The price of crude oil has fallen substantially, roiling markets. Let’s look at what has happened and what we might expect going forward.
Since the coronavirus outbreak began, slack has developed in demand for crude oil. Disruptions and quarantines have caused economic growth in China and elsewhere to slow.
With the huge Chinese economy expanding less, slower growth has rippled out, and areas with significant outbreaks have experienced even greater negative effects. The result has been falling demand for oil and natural gas, and therefore downward pressure on prices. Early in the year, prices were in the $63 per barrel range; they had fallen to less than $42 by March 6.
Then OPEC+ fell apart, at least for the moment. While OPEC (The Organization of the Petroleum Exporting Countries) dates back to 1960, over the past few years, Russia has been added to the talks and various production agreements. Production cuts were proposed in recent OPEC+ discussions to boost prices, but a disagreement between Saudi Arabia and Russia ended with both sides indicating they would instead increase output.
With oil prices already down due to virus-related disruptions, the decision by the Saudi Arabian government to engage in what is essentially a price war with Russia caused a substantial decline (about 25 percent in one day, the largest drop since 1991). As I am writing, there has been some subsequent recovery in response to signals that the Saudis and Russians might resume discussions; if either side dramatically increases crude production, it will create a “supply shock” to the oil market, and the result could be further declines (which the market appears to be pricing in already).
Neither Russia (because of inefficiencies in its production) nor Saudi Arabia (because of the social spending that is tied to oil production) can sustain these prices indefinitely, but it remains to be seen when someone blinks. While both nations would like to put pressure on the U.S. industry as it gains market share, the most likely outcome of low prices would not be shrinking U.S. production over time, but rather consolidation with U.S. companies with capital acquiring those who falter. In the meantime, U.S. production costs will continue to decline, making any such efforts ultimately futile.

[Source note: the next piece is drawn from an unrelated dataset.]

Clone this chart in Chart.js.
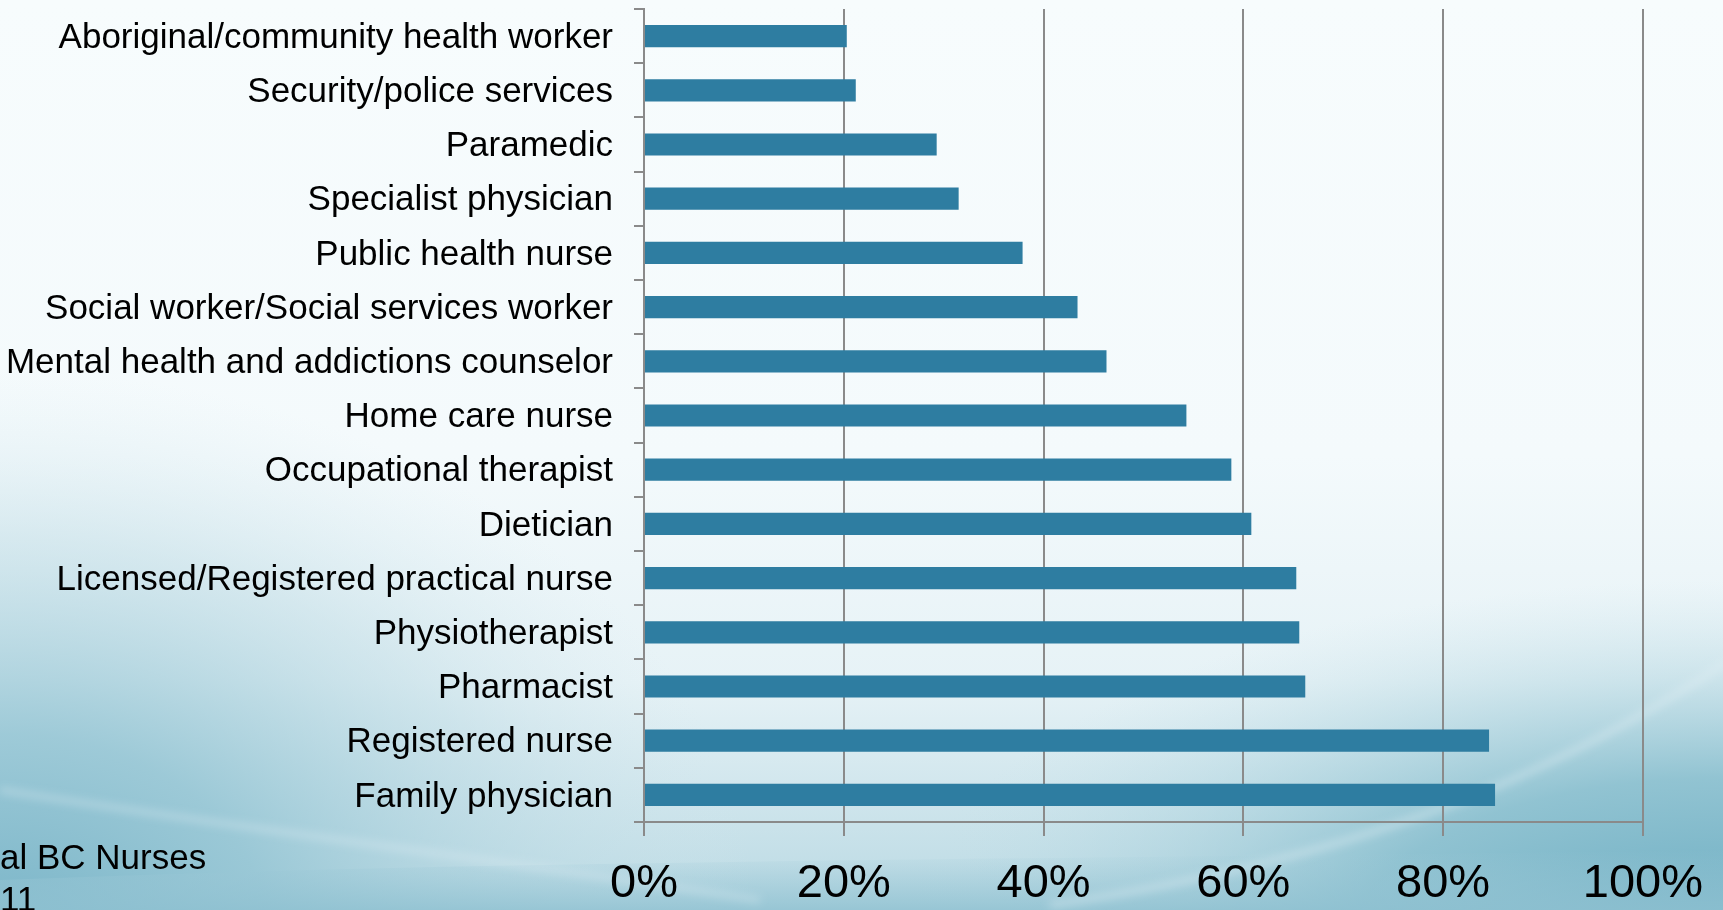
<!DOCTYPE html>
<html>
<head>
<meta charset="utf-8">
<script src="https://cdn.jsdelivr.net/npm/chart.js@4.4.1/dist/chart.umd.min.js"></script>
<style>
    html, body { margin: 0; padding: 0; overflow: hidden; }
    body { width: 1723px; height: 910px; position: relative; font-family: "Liberation Sans", Arial, sans-serif; }
    #bg { position: absolute; left: 0; top: 0; }
    #wrap { position: absolute; left: 0; top: 0; width: 1723px; height: 910px; }
    .source { position: absolute; left: 0; font-size: 35px; color: #000; white-space: nowrap; line-height: 42px; }
</style>
</head>
<body>
<!-- slide backdrop: pale top, teal wave at the bottom -->
<svg id="bg" width="1723" height="910" xmlns="http://www.w3.org/2000/svg">
    <defs>
        <linearGradient id="base" x1="0" y1="0" x2="0" y2="1">
            <stop offset="0" stop-color="#f7fcfd"/>
            <stop offset="0.5" stop-color="#f4fafc"/>
            <stop offset="0.75" stop-color="#e6f2f6"/>
            <stop offset="1" stop-color="#b9d9e3"/>
        </linearGradient>
        <radialGradient id="leftGlow" gradientUnits="userSpaceOnUse" cx="0" cy="0" r="1"
                        gradientTransform="translate(0,930) scale(760,560)">
            <stop offset="0" stop-color="#7ab5c8"/>
            <stop offset="0.35" stop-color="#93c4d3" stop-opacity="0.85"/>
            <stop offset="0.7" stop-color="#b8d8e2" stop-opacity="0.45"/>
            <stop offset="1" stop-color="#d6e9ef" stop-opacity="0"/>
        </radialGradient>
        <radialGradient id="rightGlow" gradientUnits="userSpaceOnUse" cx="0" cy="0" r="1"
                        gradientTransform="translate(1723,940) scale(820,360)">
            <stop offset="0" stop-color="#6aacc1"/>
            <stop offset="0.45" stop-color="#86bdcd" stop-opacity="0.85"/>
            <stop offset="1" stop-color="#c6e1e9" stop-opacity="0"/>
        </radialGradient>
        <linearGradient id="bottomBand" x1="0" y1="0" x2="0" y2="1">
            <stop offset="0" stop-color="#9fcad8" stop-opacity="0"/>
            <stop offset="1" stop-color="#8fc1d1" stop-opacity="0.8"/>
        </linearGradient>
        <filter id="soft"><feGaussianBlur stdDeviation="4"/></filter>
    </defs>
    <rect width="1723" height="910" fill="url(#base)"/>
    <rect width="1723" height="910" fill="url(#leftGlow)"/>
    <rect width="1723" height="910" fill="url(#rightGlow)"/>
    <path d="M0,910 L0,880 C500,860 1000,860 1723,850 L1723,910 Z" fill="url(#bottomBand)"/>
    <path d="M0,790 C250,830 500,860 760,900" fill="none"
          stroke="#e4f1f5" stroke-opacity="0.35" stroke-width="6" filter="url(#soft)"/>
    <path d="M1050,905 C1350,860 1550,780 1730,660" fill="none"
          stroke="#e4f1f5" stroke-opacity="0.4" stroke-width="7" filter="url(#soft)"/>
</svg>

<div id="wrap"><canvas id="chart" width="1723" height="910"></canvas></div>

<div class="source" style="top: 836px;">al BC Nurses</div>
<div class="source" style="top: 878px;">11</div>

<script>
// professions, top to bottom
const categories = [
    'Aboriginal/community health worker',
    'Security/police services',
    'Paramedic',
    'Specialist physician',
    'Public health nurse',
    'Social worker/Social services worker',
    'Mental health and addictions counselor',
    'Home care nurse',
    'Occupational therapist',
    'Dietician',
    'Licensed/Registered practical nurse',
    'Physiotherapist',
    'Pharmacist',
    'Registered nurse',
    'Family physician'
];

// share of respondents, percent
const shares = [20.3, 21.2, 29.3, 31.5, 37.9, 43.4, 46.3, 54.3, 58.8, 60.8, 65.3, 65.6, 66.2, 84.6, 85.2];

const xTicks = [0, 20, 40, 60, 80, 100];

const BAR_COLOR = '#2E7DA1';
const LINE_COLOR = '#8a8a8a';
const FONT = '"Liberation Sans", Arial, sans-serif';

new Chart(document.getElementById('chart'), {
    type: 'bar',
    data: {
        labels: categories,
        datasets: [{
            data: shares,
            backgroundColor: BAR_COLOR,
            borderWidth: 0,
            barPercentage: 0.41,
            categoryPercentage: 1.0
        }]
    },
    options: {
        indexAxis: 'y',
        responsive: false,
        animation: false,
        layout: { padding: { left: 0, right: 80, top: 9, bottom: 0 } },
        plugins: {
            legend: { display: false },
            tooltip: { enabled: false }
        },
        scales: {
            x: {
                min: xTicks[0],
                max: xTicks[xTicks.length - 1],
                afterBuildTicks: (scale) => { scale.ticks = xTicks.map(v => ({ value: v })); },
                grid: { color: LINE_COLOR, lineWidth: 2, tickLength: 14 },
                border: { color: LINE_COLOR, width: 2 },
                ticks: {
                    color: '#000',
                    padding: 20,
                    maxRotation: 0,
                    font: { family: FONT, size: 47 },
                    callback: (v) => v + '%'
                },
                afterFit: (scale) => { scale.height = 88; }
            },
            y: {
                grid: { offset: true, drawOnChartArea: false, color: LINE_COLOR, lineWidth: 2, tickLength: 10 },
                border: { color: LINE_COLOR, width: 2 },
                ticks: {
                    color: '#000',
                    padding: 21,
                    labelOffset: 2,
                    font: { family: FONT, size: 35 }
                },
                afterFit: (scale) => {
                    scale.width = 644;
                    scale.paddingTop = 0;
                    scale.paddingBottom = 0;
                }
            }
        }
    }
});
</script>
</body>
</html>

Until things settle down, there will be tremendous pressure on the industry as capital dries up and profits shrink. Although production costs have fallen dramatically in Texas in recent years, sustained prices at current levels could lead to notable near-term disruptions in the state economy. It is not practical for Saudi Arabia or Russia to sustain the current situation for long, but the timing of the truce may depend as much on extraneous factors as it will economics.